--- YOUR OBJECTIVE ---
Your output is the lines from the first one to the one containing "import matplotlib.patheffects as pe", repeated exactly, with images left out.

--- DATASET EXTRACT ---
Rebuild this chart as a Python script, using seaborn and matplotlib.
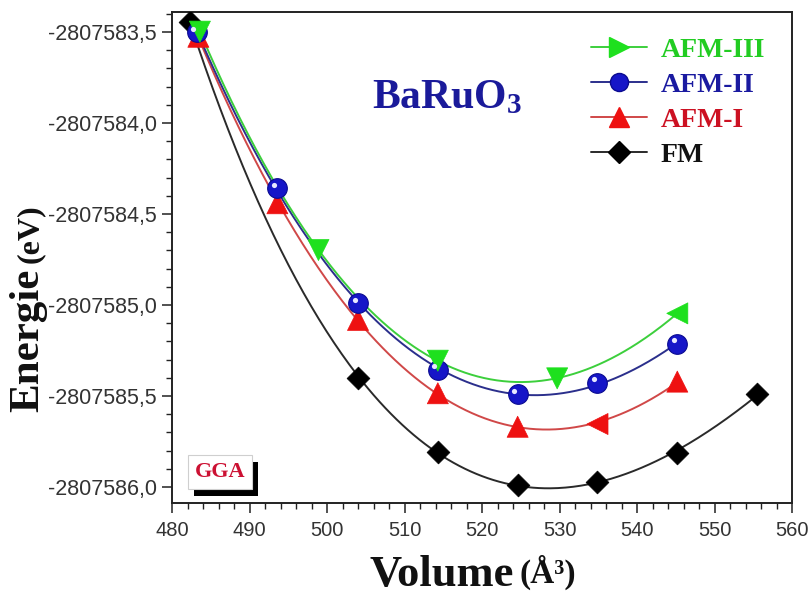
import numpy as np
import pandas as pd
import seaborn as sns
import matplotlib
matplotlib.use("Agg")
import matplotlib.pyplot as plt
from matplotlib.lines import Line2D
from matplotlib.ticker import FuncFormatter, MultipleLocator
from matplotlib.transforms import ScaledTranslation
import matplotlib.patheffects as pe

# Cell volume (Å^3) and total energy (eV) for each magnetic configuration of BaRuO3
fm_vol = [482.3, 504.0, 514.3, 524.6, 534.9, 545.2, 555.5]
fm_energy = [-2807583.443, -2807585.400, -2807585.806, -2807585.989,
             -2807585.971, -2807585.812, -2807585.490]

afm1_vol = [483.4, 493.6, 504.0, 514.3, 524.6, 534.9, 545.2]
afm1_energy = [-2807583.526, -2807584.441, -2807585.082, -2807585.485,
               -2807585.669, -2807585.654, -2807585.421]

afm2_vol = [483.2, 493.6, 504.0, 514.3, 524.6, 534.9, 545.2]
afm2_energy = [-2807583.500, -2807584.359, -2807584.990, -2807585.357,
               -2807585.489, -2807585.427, -2807585.214]

afm3_vol = [483.6, 498.9, 514.3, 529.7, 545.2]
afm3_energy = [-2807583.498, -2807584.698, -2807585.306, -2807585.403,
               -2807585.046]

series_labels = ["AFM-III", "AFM-II", "AFM-I", "FM"]
x_ticks_major = 10
y_ticks_major = 0.5

# marker shape of each point
afm1_shapes = ["^", "^", "^", "^", "^", "<", "^"]
afm3_shapes = ["v", "v", "v", "v", "<"]

sns.set_theme(style="ticks")
plt.rcParams["font.family"] = ["Liberation Sans", "DejaVu Sans"]
plt.rcParams["mathtext.fontset"] = "custom"
plt.rcParams["mathtext.bf"] = "Liberation Serif:bold"
plt.rcParams["mathtext.rm"] = "Liberation Serif:bold"

fig = plt.figure(figsize=(8.11, 5.96), dpi=100)
ax = fig.add_axes([172 / 811, 1 - 503 / 596, 620 / 811, 491 / 596])

E_REF = -2807585.0


def bm_fit(vol, energy, n=300):
    """Third-order Birch-Murnaghan style fit: E as a cubic in V^(-2/3)."""
    v = np.asarray(vol, float)
    e = np.asarray(energy, float) - E_REF
    x = (v / 520.0) ** (-2.0 / 3.0) - 1.0
    coef = np.polyfit(x, e, 3)
    vg = np.linspace(v.min(), v.max(), n)
    xg = (vg / 520.0) ** (-2.0 / 3.0) - 1.0
    return vg, np.polyval(coef, xg) + E_REF


serif_bold = {"family": ["Liberation Serif", "DejaVu Serif"], "weight": "bold"}

green_line, green_mk = "#3ccf3c", "#1ee01e"
blue_line, blue_mk = "#2b2f8c", "#1616c8"
red_line, red_mk = "#d04848", "#ee1111"
black_line, black_mk = "#2a2a2a", "#000000"

# fitted curves
for vol, en, lc in [(fm_vol, fm_energy, black_line),
                    (afm1_vol, afm1_energy, red_line),
                    (afm2_vol, afm2_energy, blue_line),
                    (afm3_vol, afm3_energy, green_line)]:
    vg, eg = bm_fit(vol, en)
    sns.lineplot(x=vg, y=eg, color=lc, linewidth=1.4, sort=False,
                 estimator=None, ax=ax, zorder=2)

# data points
sns.scatterplot(x=fm_vol, y=fm_energy, marker="D", s=135, color=black_mk,
                edgecolor=black_mk, linewidth=0.5, ax=ax, zorder=4, legend=False)
sns.scatterplot(x=afm1_vol, y=afm1_energy, style=afm1_shapes,
                markers={"^": "^", "<": "<"}, s=230, color=red_mk,
                edgecolor=red_mk, linewidth=0.5, ax=ax, zorder=4, legend=False)
sns.scatterplot(x=afm2_vol, y=afm2_energy, marker="o", s=200, color=blue_mk,
                edgecolor="#0a0a90", linewidth=0.8, ax=ax, zorder=4, legend=False)
# specular highlight on the blue spheres
hl = ax.transData + ScaledTranslation(-2.5 / 72, 2.5 / 72, fig.dpi_scale_trans)
ax.scatter(afm2_vol, afm2_energy, marker="o", s=14, color="#e8e8ff",
           linewidths=0, transform=hl, zorder=5)
sns.scatterplot(x=afm3_vol, y=afm3_energy, style=afm3_shapes,
                markers={"v": "v", "<": "<"}, s=230, color=green_mk,
                edgecolor=green_mk, linewidth=0.5, ax=ax, zorder=4, legend=False)

# axes ranges and ticks
ax.set_xlim(480, 560)
ax.set_ylim(-2807586.088, -2807583.390)
ax.xaxis.set_major_locator(MultipleLocator(x_ticks_major))
ax.xaxis.set_minor_locator(MultipleLocator(2))
ax.yaxis.set_major_locator(MultipleLocator(y_ticks_major))
ax.yaxis.set_minor_locator(MultipleLocator(0.1))
ax.yaxis.set_major_formatter(FuncFormatter(lambda v, p: f"{v:.1f}".replace(".", ",")))
ax.xaxis.set_major_formatter(FuncFormatter(lambda v, p: f"{v:.0f}"))
ax.tick_params(axis="both", which="major", direction="out", length=7,
               width=1.1, color="#222222", labelcolor="#333333")
ax.tick_params(axis="both", which="minor", direction="out", length=4,
               width=1.0, color="#222222")
ax.tick_params(axis="x", labelsize=14.5, pad=6)
ax.tick_params(axis="y", labelsize=15.5, pad=4)
for sp in ax.spines.values():
    sp.set_visible(True)
    sp.set_linewidth(1.4)
    sp.set_color("#222222")
ax.set_xlabel("")
ax.set_ylabel("")

# axis titles
vt = fig.text(370 / 811, 1 - 575 / 596, "Volume", fontsize=32, color="#111111",
              ha="left", va="center", fontdict=serif_bold)
ax.annotate("(Å³)", xy=(1.0, 0.12), xycoords=vt, xytext=(4, 0),
            textcoords="offset points", fontsize=24, color="#111111",
            ha="left", va="bottom", **serif_bold)
et = fig.text(28 / 811, 1 - 412 / 596, "Energie", fontsize=31, color="#111111",
              rotation=90, ha="center", va="bottom", fontdict=serif_bold)
ax.annotate("(eV)", xy=(0.55, 1.0), xycoords=et, xytext=(0, 4),
            textcoords="offset points", fontsize=23, color="#111111",
            rotation=90, ha="center", va="bottom", **serif_bold)

# compound name
ax.text(0.4435, 0.827, r"$\mathbf{BaRuO_3}$", transform=ax.transAxes,
        fontsize=30, color="#1a1a9a", ha="center", va="center")

# functional tag with drop shadow
gga = ax.text(0.078, 0.063, "GGA", transform=ax.transAxes, fontsize=16,
              color="#cc1133", ha="center", va="center", zorder=6,
              bbox=dict(boxstyle="square,pad=0.3", facecolor="white",
                        edgecolor="#cfcfcf", linewidth=0.8), **serif_bold)
gga.get_bbox_patch().set_path_effects([
    pe.SimplePatchShadow(offset=(4, -5), shadow_rgbFace="black", alpha=1.0),
    pe.Normal()])

# legend
handles = [
    Line2D([], [], color=green_line, lw=1.4, marker=">", markersize=15,
           mfc=green_mk, mec=green_mk),
    Line2D([], [], color=blue_line, lw=1.4, marker="o", markersize=13,
           mfc=blue_mk, mec="#0a0a90"),
    Line2D([], [], color=red_line, lw=1.4, marker="^", markersize=15,
           mfc=red_mk, mec=red_mk),
    Line2D([], [], color=black_line, lw=1.4, marker="D", markersize=11,
           mfc=black_mk, mec=black_mk),
]
leg = ax.legend(handles, series_labels, loc="upper left",
                bbox_to_anchor=((580 - 172) / 620, (503 - 26) / 491),
                frameon=False, handlelength=2.0, handletextpad=0.5,
                labelspacing=0.35, borderaxespad=0,
                prop={"family": ["Liberation Serif"], "weight": "bold", "size": 20})
for txt, c in zip(leg.get_texts(), ["#22cc22", "#1a1aa0", "#cc1122", "#111111"]):
    txt.set_color(c)

fig.savefig("out.png", dpi=100)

--- SOLUTION TO THE PROBLEM ---
Rebuild this chart as a Python script, using seaborn and matplotlib.
import numpy as np
import pandas as pd
import seaborn as sns
import matplotlib
matplotlib.use("Agg")
import matplotlib.pyplot as plt
from matplotlib.lines import Line2D
from matplotlib.ticker import FuncFormatter, MultipleLocator
from matplotlib.transforms import ScaledTranslation
import matplotlib.patheffects as pe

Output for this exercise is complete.